The two heads of state started the new service during Xi's visit to the government palace Palcio do Planalto in Brasilia, part of his first trip to South America as head of the world's second-largest economy.

Xi said China wants to strengthen the strategic partnership with Brazil for a prosperous future for the two emerging economies.

Echoing Xi's point, Rousseff said the relationship between Brazil and China is developing at an unprecedented pace as it diversifies areas of cooperation.

Baidu had announced its plan to tap into overseas markets including Brazil, Egypt and Thailand early this year. By launching the Portuguese service in Brazil, the company aims to consolidate its brand in the Brazilian market.

Baidu's move into the Latin American market like Brazil shows that Chinese firms - of various industries - are strengthening their strategies in globalizing their brands. Many of these Chinese companies, however, face competition with long-established Western brands. In Brazil, for example, nearly 90 percent of all Internet searches are captured by Google, Baidu's competitor for its newly-launched Brazilian service.
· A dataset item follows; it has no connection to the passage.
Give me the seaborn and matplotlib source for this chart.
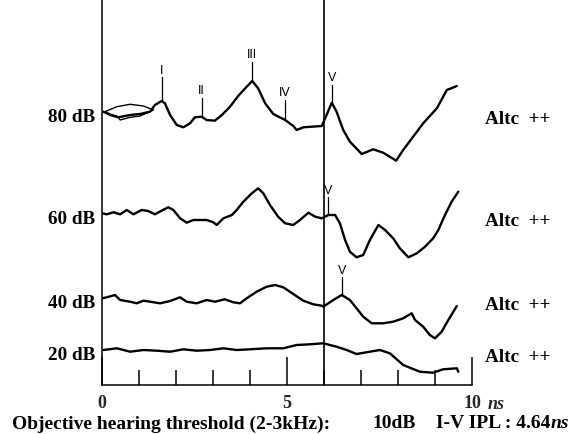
import numpy as np
import pandas as pd
import matplotlib
matplotlib.use("Agg")
import matplotlib.pyplot as plt
import seaborn as sns

# ---------------- data ----------------
# time in ns, amplitude in arbitrary display units relative to each trace baseline
t80 = [0.04, 0.22, 0.44, 0.76, 1.03, 1.30, 1.43, 1.61, 1.70, 1.84, 2.02, 2.20, 2.38, 2.51,
       2.69, 2.83, 3.05, 3.24, 3.46, 3.68, 3.91, 4.06, 4.22, 4.41, 4.63, 4.95, 5.17, 5.26,
       5.44, 5.67, 5.94, 6.07, 6.21, 6.34, 6.52, 6.70, 7.02, 7.33, 7.60, 7.95, 8.14, 8.41,
       8.68, 9.05, 9.32, 9.59]
a80 = [0.3, -3, -5.3, -3, -2, 0.3, 7, 11, 8.7, -3, -13, -15.3, -11.3, -5.3,
       -4.7, -8, -8.7, -3, 5.3, 16, 25.3, 31, 23.7, 8.7, -2, -8, -14, -18,
       -15.3, -14.7, -14, -3, 9.3, 0.3, -18, -29.7, -42, -37.3, -40.7, -48.7, -38, -24.7,
       -11.3, 3.7, 22, 26]
# replicate (superimposed) sweep at the start of the 80 dB trace
t80r = [0.08, 0.40, 0.76, 1.12, 1.39, 1.03, 0.76, 0.49, 0.44, 0.22, 0.08]
a80r = [0.3, 5.3, 7.7, 6, 2, -4, -5.3, -8, -4.7, -2, 0.3]

t60 = [0.00, 0.13, 0.31, 0.49, 0.67, 0.85, 1.07, 1.25, 1.43, 1.61, 1.79, 1.93, 2.11, 2.29,
       2.47, 2.83, 3.01, 3.10, 3.28, 3.51, 3.64, 3.82, 4.05, 4.22, 4.36, 4.54, 4.76, 4.95,
       5.17, 5.35, 5.58, 5.76, 5.94, 6.12, 6.30, 6.43, 6.57, 6.70, 6.88, 7.06, 7.24, 7.47,
       7.65, 7.87, 8.05, 8.28, 8.51, 8.73, 8.95, 9.09, 9.27, 9.45, 9.63]
a60 = [0.7, -0.3, 1.7, -0.3, 4, -0.3, 4, 3, -0.3, 3.3, 6.7, 4, -4.3, -8.7,
       -6, -6, -8.3, -11, -4.3, -1, 4, 12.3, 20.7, 25.7, 20.7, 9, -2.7, -9.3,
       -11, -6, 1.3, -2.7, -4.3, -1, -1, -9.3, -26, -37.7, -43.3, -41, -26, -11,
       -16, -24.3, -34.3, -43.3, -39.3, -32.7, -24.3, -16, -1, 12.3, 22.3]

t40 = [0.00, 0.13, 0.35, 0.49, 0.76, 0.94, 1.12, 1.30, 1.57, 1.84, 2.11, 2.29, 2.56, 2.83,
       3.05, 3.32, 3.55, 3.73, 3.91, 4.18, 4.45, 4.68, 4.90, 5.17, 5.44, 5.71, 5.94, 5.98,
       6.25, 6.48, 6.70, 6.88, 7.06, 7.29, 7.60, 7.87, 8.14, 8.37, 8.46, 8.68, 8.86, 9.00,
       9.18, 9.36, 9.59]
a40 = [-0.3, 0.7, 3, -2, -3.7, -5.3, -2.7, -3.7, -5.3, -3, 0.7, -3.7, -5.3, -2,
       -3.7, -1.3, -4.3, -5.3, -0.3, 6.3, 11.3, 13, 10.7, 4, -2.7, -6.3, -7.7, -8.7,
       -2, 3, -2, -10.3, -18.7, -25.3, -25.3, -23.7, -20.3, -15.3, -22, -28.7, -37, -40.3,
       -33.7, -22, -8]

t20 = [0.04, 0.40, 0.76, 1.12, 1.48, 1.84, 2.20, 2.56, 2.92, 3.28, 3.64, 4.00, 4.45, 4.90,
       5.26, 5.62, 5.98, 6.34, 6.61, 6.88, 7.24, 7.51, 7.78, 8.14, 8.59, 8.95, 9.22, 9.59, 9.63]
a20 = [0, 1.7, -1.7, 0, -0.7, -1.7, 0.7, -0.7, 0, 1.7, 0, 0.7, 1.7, 1.7,
       5, 5.7, 6.7, 3.3, 0, -4, -1.7, 0, -3.3, -15, -21.7, -22.7, -19.3, -18.3, -21.7]

levels = ["80 dB", "60 dB", "40 dB", "20 dB"]
stim_labels = ["Altc  ++", "Altc  ++", "Altc  ++", "Altc  ++"]

# wave labels (level, label, latency ns)
wave_level = ["80 dB", "80 dB", "80 dB", "80 dB", "80 dB", "60 dB", "40 dB"]
wave_names = ["I", "II", "III", "IV", "V", "V", "V"]
wave_lat = [1.61, 2.69, 4.06, 4.95, 6.21, 6.12, 6.48]

ref_latency = 6.0
xtick_major = [0, 5, 10]
xtick_minor = [1, 2, 3, 4, 6, 7, 8, 9]
xtick_labels = ["0", "5", "10"]
x_unit = "ns"
footer_parts = ["Objective hearing threshold (2-3kHz):", "10dB", "I-V IPL : 4.64", "ns"]

# ---------------- layout ----------------
baseline = {"80 dB": 273, "60 dB": 171, "40 dB": 87, "20 dB": 35}
tick_len = {"I": 24, "II": 19, "III": 19, "IV": 20, "V": 18}
footer_x = [12, 372, 436, None]

sns.set_theme(style="white")
serif = ["Liberation Serif", "DejaVu Serif"]
plt.rcParams["font.family"] = serif

fig = plt.figure(figsize=(5.77, 4.34), dpi=100)
ax = fig.add_axes([102 / 577, 49 / 434, 370 / 577, 385 / 434])

traces = {"80 dB": (t80, a80), "60 dB": (t60, a60), "40 dB": (t40, a40), "20 dB": (t20, a20)}
rows = []
for lev, (tt, aa) in traces.items():
    for t, a in zip(tt, aa):
        rows.append({"t": t, "v": a + baseline[lev], "level": lev})
df = pd.DataFrame(rows)
sns.lineplot(data=df, x="t", y="v", hue="level", palette=["black"] * 4, sort=False,
             estimator=None, linewidth=1.7, legend=False, ax=ax)
rep = pd.DataFrame({"t": t80r, "v": np.array(a80r) + baseline["80 dB"]})
sns.lineplot(data=rep, x="t", y="v", color="black", sort=False, estimator=None,
             linewidth=1.0, ax=ax)

ax.axvline(ref_latency, color="black", linewidth=1.2)

# wave markers
for lev, name, lat in zip(wave_level, wave_names, wave_lat):
    tt, aa = traces[lev]
    y0 = np.interp(lat, tt, aa) + baseline[lev]
    y1 = y0 + tick_len[name]
    ax.plot([lat, lat], [y0, y1], color="black", linewidth=0.9)
    ax.text(lat, y1 + 0.5, name, ha="center", va="bottom", fontsize=9,
            family=["Liberation Sans Narrow", "Liberation Sans", "DejaVu Sans"],
            color="black")

# level labels and stimulus labels
for lev, st in zip(levels, stim_labels):
    ax.text(-0.19, baseline[lev] - 6, lev, ha="right", va="center", fontsize=13.8,
            fontweight="bold", color="black")
    ax.text(10.35, baseline[lev] - 7, st, ha="left", va="center", fontsize=13.8,
            fontweight="bold", color="black")

ax.set_xlim(0, 10)
ax.set_ylim(0, 385)
ax.set_xlabel("")
ax.set_ylabel("")
ax.set_yticks([])
ax.set_xticks(xtick_major)
ax.set_xticks(xtick_minor, minor=True)
ax.set_xticklabels(xtick_labels, fontsize=13, fontweight="bold")
ax.tick_params(axis="x", which="major", direction="in", length=20, width=1.1,
               color="black", pad=7, bottom=True)
ax.tick_params(axis="x", which="minor", direction="in", length=11, width=1.1,
               color="black", bottom=True)
ax.xaxis.get_major_ticks()[2].tick1line.set_linewidth(2.2)
for s in ["top", "right"]:
    ax.spines[s].set_visible(False)
for s in ["left", "bottom"]:
    ax.spines[s].set_color("black")
    ax.spines[s].set_linewidth(1.1)
ax.patch.set_alpha(0)

ax.annotate(x_unit, xy=(10, 0), xycoords="data", xytext=(11, -14),
            textcoords="offset points", ha="left", va="center", fontsize=13,
            fontweight="bold", fontstyle="italic", annotation_clip=False)

# footer
r = fig.canvas.get_renderer()
prev = None
for part, px in zip(footer_parts, footer_x):
    italic = part == "ns"
    if px is None:
        bb = prev.get_window_extent(renderer=r)
        xf = bb.x1 / fig.bbox.width
    else:
        xf = px / 577
    prev = fig.text(xf, 10 / 434, part, ha="left", va="center", fontsize=14,
                    fontweight="bold", fontstyle="italic" if italic else "normal",
                    color="black")

fig.savefig("out.png", dpi=100)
Zhiqun Zhu, director of the China Institute and professor of political science and international relations at Bucknell University in Pennsylvania, said Baidu's reception in Latin America will largely depend on its name-recognition and applicability.

"This appears to be part of China's global strategy to 'go out' and invest in the global market, rather than a direct competition with Google," said Zhu.
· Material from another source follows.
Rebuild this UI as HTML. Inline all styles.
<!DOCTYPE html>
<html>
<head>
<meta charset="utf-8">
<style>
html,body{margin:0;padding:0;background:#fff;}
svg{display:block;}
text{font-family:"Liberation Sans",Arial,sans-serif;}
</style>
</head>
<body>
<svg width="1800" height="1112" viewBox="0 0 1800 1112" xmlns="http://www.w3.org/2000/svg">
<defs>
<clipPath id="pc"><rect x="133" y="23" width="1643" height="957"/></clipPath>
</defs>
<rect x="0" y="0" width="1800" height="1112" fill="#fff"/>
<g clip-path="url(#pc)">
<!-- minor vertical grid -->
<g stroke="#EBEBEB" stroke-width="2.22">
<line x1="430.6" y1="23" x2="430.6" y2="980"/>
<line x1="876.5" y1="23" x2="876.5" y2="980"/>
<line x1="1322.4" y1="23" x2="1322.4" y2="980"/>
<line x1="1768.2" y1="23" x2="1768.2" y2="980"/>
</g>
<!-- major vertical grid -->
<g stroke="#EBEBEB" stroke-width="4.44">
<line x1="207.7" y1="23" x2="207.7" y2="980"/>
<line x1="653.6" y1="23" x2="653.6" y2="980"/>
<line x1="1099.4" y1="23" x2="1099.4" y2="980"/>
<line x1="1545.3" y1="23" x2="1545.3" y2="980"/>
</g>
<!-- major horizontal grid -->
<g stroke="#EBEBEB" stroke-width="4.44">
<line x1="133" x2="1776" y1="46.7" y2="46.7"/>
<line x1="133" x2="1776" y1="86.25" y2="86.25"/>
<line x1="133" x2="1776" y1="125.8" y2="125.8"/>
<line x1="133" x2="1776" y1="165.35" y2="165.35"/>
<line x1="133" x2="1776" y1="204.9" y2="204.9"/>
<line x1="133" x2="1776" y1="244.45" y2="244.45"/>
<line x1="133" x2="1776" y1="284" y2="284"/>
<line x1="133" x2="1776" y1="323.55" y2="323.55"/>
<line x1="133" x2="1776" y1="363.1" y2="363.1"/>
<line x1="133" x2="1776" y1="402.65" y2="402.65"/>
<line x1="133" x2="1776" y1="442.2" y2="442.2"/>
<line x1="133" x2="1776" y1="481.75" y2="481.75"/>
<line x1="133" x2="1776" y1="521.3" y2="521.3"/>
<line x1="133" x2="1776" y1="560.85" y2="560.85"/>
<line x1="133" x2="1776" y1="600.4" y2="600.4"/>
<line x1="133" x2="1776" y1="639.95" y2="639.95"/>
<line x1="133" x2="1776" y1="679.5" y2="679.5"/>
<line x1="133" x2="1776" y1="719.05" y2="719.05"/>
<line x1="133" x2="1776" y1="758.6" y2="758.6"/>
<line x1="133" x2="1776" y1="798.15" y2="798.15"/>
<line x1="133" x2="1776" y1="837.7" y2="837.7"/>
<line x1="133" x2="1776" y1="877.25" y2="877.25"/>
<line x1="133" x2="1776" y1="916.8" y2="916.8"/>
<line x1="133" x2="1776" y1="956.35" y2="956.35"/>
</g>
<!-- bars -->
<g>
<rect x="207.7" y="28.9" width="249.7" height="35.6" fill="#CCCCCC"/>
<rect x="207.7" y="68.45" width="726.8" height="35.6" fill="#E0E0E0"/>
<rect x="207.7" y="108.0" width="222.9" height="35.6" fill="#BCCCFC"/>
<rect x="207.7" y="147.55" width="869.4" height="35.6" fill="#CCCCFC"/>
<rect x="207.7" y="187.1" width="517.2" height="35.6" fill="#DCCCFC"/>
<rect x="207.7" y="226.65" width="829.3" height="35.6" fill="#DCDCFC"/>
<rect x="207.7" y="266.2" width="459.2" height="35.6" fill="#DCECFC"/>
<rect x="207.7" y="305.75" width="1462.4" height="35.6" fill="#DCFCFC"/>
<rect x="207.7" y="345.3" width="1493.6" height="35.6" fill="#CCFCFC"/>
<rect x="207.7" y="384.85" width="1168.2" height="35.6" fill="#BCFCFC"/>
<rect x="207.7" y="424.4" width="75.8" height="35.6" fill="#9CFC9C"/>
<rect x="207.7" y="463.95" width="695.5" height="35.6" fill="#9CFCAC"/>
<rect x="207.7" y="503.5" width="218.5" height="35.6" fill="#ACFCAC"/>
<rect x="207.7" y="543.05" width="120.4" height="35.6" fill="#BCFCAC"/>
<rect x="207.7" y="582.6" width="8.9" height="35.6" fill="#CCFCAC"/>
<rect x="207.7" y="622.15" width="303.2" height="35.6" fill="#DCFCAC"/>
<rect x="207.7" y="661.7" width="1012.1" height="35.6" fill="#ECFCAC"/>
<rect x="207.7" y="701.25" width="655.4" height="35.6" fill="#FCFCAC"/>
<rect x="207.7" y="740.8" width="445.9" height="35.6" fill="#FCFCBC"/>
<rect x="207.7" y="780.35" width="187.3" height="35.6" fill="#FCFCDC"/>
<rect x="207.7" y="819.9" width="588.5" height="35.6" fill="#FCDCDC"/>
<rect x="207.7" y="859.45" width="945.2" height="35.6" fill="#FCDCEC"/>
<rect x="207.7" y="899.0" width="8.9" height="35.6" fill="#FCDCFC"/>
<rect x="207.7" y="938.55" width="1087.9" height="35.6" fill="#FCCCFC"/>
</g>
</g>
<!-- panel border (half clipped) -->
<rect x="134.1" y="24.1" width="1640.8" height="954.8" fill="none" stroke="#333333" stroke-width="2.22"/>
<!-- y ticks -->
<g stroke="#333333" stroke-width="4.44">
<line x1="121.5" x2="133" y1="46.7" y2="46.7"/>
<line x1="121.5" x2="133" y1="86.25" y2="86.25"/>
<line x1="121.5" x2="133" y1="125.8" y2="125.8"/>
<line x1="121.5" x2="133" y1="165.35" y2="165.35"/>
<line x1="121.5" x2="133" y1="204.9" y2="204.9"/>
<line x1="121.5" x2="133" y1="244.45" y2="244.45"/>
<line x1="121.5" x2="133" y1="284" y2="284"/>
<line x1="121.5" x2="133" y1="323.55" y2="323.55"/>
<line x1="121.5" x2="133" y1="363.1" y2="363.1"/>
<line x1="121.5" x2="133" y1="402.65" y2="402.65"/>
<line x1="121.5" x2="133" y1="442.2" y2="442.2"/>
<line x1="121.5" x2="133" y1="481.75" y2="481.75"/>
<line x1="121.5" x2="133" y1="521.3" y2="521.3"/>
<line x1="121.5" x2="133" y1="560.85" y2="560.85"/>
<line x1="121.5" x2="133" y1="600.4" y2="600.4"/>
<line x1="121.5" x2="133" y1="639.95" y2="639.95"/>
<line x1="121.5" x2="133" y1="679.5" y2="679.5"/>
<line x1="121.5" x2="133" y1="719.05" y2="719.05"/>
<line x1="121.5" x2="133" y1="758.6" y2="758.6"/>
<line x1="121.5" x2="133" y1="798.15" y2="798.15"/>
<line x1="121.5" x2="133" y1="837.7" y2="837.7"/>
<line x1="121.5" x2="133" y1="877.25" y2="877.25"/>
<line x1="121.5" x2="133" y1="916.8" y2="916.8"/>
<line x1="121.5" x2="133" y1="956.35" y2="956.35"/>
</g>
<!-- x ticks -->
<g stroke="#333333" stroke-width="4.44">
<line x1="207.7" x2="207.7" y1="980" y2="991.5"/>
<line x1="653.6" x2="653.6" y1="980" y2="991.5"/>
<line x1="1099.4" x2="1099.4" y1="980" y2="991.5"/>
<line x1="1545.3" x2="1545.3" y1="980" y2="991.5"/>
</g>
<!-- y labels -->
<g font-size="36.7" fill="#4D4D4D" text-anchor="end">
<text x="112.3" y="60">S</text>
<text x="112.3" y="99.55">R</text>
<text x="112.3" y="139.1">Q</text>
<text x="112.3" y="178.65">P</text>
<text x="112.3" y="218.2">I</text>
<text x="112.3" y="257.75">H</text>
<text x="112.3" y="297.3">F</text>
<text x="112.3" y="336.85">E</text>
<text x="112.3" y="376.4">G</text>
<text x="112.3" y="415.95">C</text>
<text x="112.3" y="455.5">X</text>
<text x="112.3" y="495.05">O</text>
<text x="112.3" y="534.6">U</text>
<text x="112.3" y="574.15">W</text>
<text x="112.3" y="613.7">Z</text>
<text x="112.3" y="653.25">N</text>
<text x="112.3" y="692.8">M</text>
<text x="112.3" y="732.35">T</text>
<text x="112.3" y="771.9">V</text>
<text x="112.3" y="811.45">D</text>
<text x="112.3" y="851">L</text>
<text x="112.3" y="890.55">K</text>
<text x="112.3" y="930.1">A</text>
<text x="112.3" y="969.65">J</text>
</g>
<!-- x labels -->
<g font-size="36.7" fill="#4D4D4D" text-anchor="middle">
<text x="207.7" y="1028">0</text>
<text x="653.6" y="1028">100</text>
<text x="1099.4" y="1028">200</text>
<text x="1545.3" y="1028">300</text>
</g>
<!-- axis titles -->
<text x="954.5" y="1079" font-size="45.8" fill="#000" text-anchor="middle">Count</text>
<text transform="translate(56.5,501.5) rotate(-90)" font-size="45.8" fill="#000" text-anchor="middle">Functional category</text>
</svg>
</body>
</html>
"At this stage, I think it is probably more symbolic of Chinese businesses' global ambitions than yielding tangible commercial profits for Baidu," he added.

In addition to a search bar, the landing pages to the site offer direct links to popular services such as Facebook, YouTube, as well as Hao123, Baidu's own local web directory. Besides web search, the site also provides different features such as image and video search and language translation.
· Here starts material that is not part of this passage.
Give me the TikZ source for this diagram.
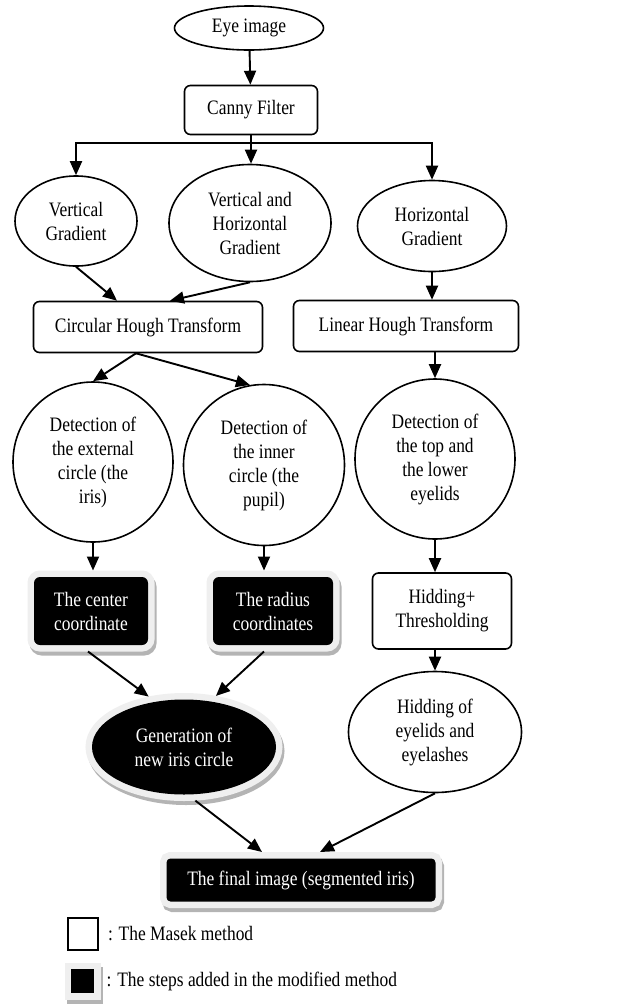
\documentclass[tikz,border=0pt]{standalone}
\usepackage{fontspec}
\setmainfont[FakeStretch=0.85]{Liberation Serif}
\usetikzlibrary{positioning}
\usetikzlibrary{calc}
\usetikzlibrary{arrows.meta,shapes}
\definecolor{rimgray}{HTML}{EFEFEF}
\definecolor{shadegray}{HTML}{B4B4B4}

\begin{document}
\begin{tikzpicture}[x=1pt, y=-1pt,
  every node/.style={font=\fontsize{20.5}{24}\selectfont, align=center, inner sep=2pt},
  masek/.style={draw, line width=1.6pt, fill=white},
  box/.style={masek, rectangle, rounded corners=6pt},
  oval/.style={masek, ellipse},
  added/.style={fill=black, text=white, outer sep=6.5pt,
    preaction={draw=shadegray, line width=13pt, transform canvas={xshift=2pt, yshift=-4pt}},
    preaction={draw=rimgray, line width=13pt}},
  arr/.style={line width=1.9pt, -{Triangle[length=14pt, width=12pt]}}]

\useasboundingbox (0,0) rectangle (632,1005);

\node[oval, minimum width=149pt, minimum height=44pt] (eye) at (249,28) {Eye image};
\node[box, minimum width=133pt, minimum height=49pt] (canny) at (251,110) {Canny Filter};

\node[oval, minimum width=122pt, minimum height=90pt] (vgrad) at (76,221) {Vertical\\Gradient};
\node[oval, minimum width=162pt, minimum height=117pt] (vhgrad) at (250,223)
  {Vertical and\\Horizontal\\Gradient};
\node[oval, minimum width=149pt, minimum height=91pt] (hgrad) at (432,226) {Horizontal\\Gradient};

\node[box, minimum width=229pt, minimum height=51pt] (cht) at (148,327) {Circular Hough Transform};
\node[box, minimum width=225pt, minimum height=51pt] (lht) at (406,326) {Linear Hough Transform};

\node[oval, minimum size=160pt] (extc) at (93,462) {Detection of\\the external\\circle (the\\iris)};
\node[oval, minimum size=161pt] (innc) at (264,465) {Detection of\\the inner\\circle (the\\pupil)};
\node[oval, minimum size=160pt] (lidc) at (435,459) {Detection of\\the top and\\the lower\\eyelids};

\node[added, rectangle, rounded corners=6pt, minimum width=114pt, minimum height=68pt]
  (center) at (91,611) {The center\\coordinate};
\node[added, rectangle, rounded corners=6pt, minimum width=120pt, minimum height=68pt]
  (radius) at (273,611) {The radius\\coordinates};
\node[box, minimum width=139pt, minimum height=76pt] (thr) at (442,611) {Hidding+\\Thresholding};

\node[added, ellipse, minimum width=184pt, minimum height=95pt] (gen) at (184,747)
  {Generation of\\new iris circle};
\node[oval, minimum width=173pt, minimum height=121pt] (hide) at (435,732)
  {Hidding of\\eyelids and\\eyelashes};

\node[added, rectangle, rounded corners=4pt, minimum width=269pt, minimum height=43pt]
  (final) at (301,880) {The final image (segmented iris)};

% legend
\node[draw, line width=1.6pt, minimum width=30pt, minimum height=32pt] (legw) at (83,934) {};
\node[right=7pt of legw] (legwtext) {: The Masek method};
\node[added, rectangle, minimum width=23pt, minimum height=24pt] (legb) at (82.5,981) {};
\node[right=4pt of legb] (legbtext) {: The steps added in the modified method};

% connectors
\draw[arr] (eye) -- (canny);
\coordinate (split) at ($(canny.south)+(0,8)$);
\draw[line width=1.9pt] (canny.south) -- (split);
\draw[arr] (split) -| (vgrad.north);
\draw[arr] (split) -- (split |- vhgrad.north);
\draw[arr] (split) -| (hgrad.north);

\draw[arr] (vgrad.south) -- ($(cht.north)+(-31,0)$);
\draw[arr] (vhgrad.south) -- ($(cht.north)+(22,0)$);
\draw[arr] (hgrad.south) -- (hgrad.south |- lht.north);

\draw[arr] ($(cht.south)+(-12,0)$) -- (extc.north);
\draw[arr] ($(cht.south)+(-12,0)$) -- (innc.100);
\draw[arr] (lht.south -| lidc.north) -- (lidc.north);

\draw[arr] (extc.south) -- (extc.south |- center.north);
\draw[arr] (innc.south) -- (innc.south |- radius.north);
\draw[arr] (lidc.south) -- (lidc.south |- thr.north);

\draw[arr] ($(center.south)+(-3,0)$) -- (gen.125);
\draw[arr] ($(radius.south)+(-9,0)$) -- (gen.58);
\draw[arr] (hide.north |- thr.south) -- (hide.north);

\draw[arr] (gen.-78) -- ($(final.north)+(-39,0)$);
\draw[arr] (hide.south) -- ($(final.north)+(19,0)$);
\end{tikzpicture}
\end{document}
The development pace of Latin American economies has been attracting foreign investors to expand their portfolios, said Domenico Lombardi, director of the global economy program at the Center for International Governance Innovation in Canada.

"China is going toward becoming an 'exporter' of technology services and is no longer just importing IT technologies from other countries as it has been so far," said Lombardi.

"The challenge for this new search engine is to what extent it can be tailored for local realities beyond the language service," Lombardi said.

Founded in January 2000 in Beijing, Baidu controls around 80 percent of the search-engine market in China. It opened an office with about a dozen employees in Brazil at the end of 2013 to prepare for the new service launch. The company started its first international expansion in Japan in 2007.

Following the debut in Brazil, Baidu plans to move into other countries in the region, such as Argentina, Chile and Mexico, which are the strongest economies in Latin America, said the company.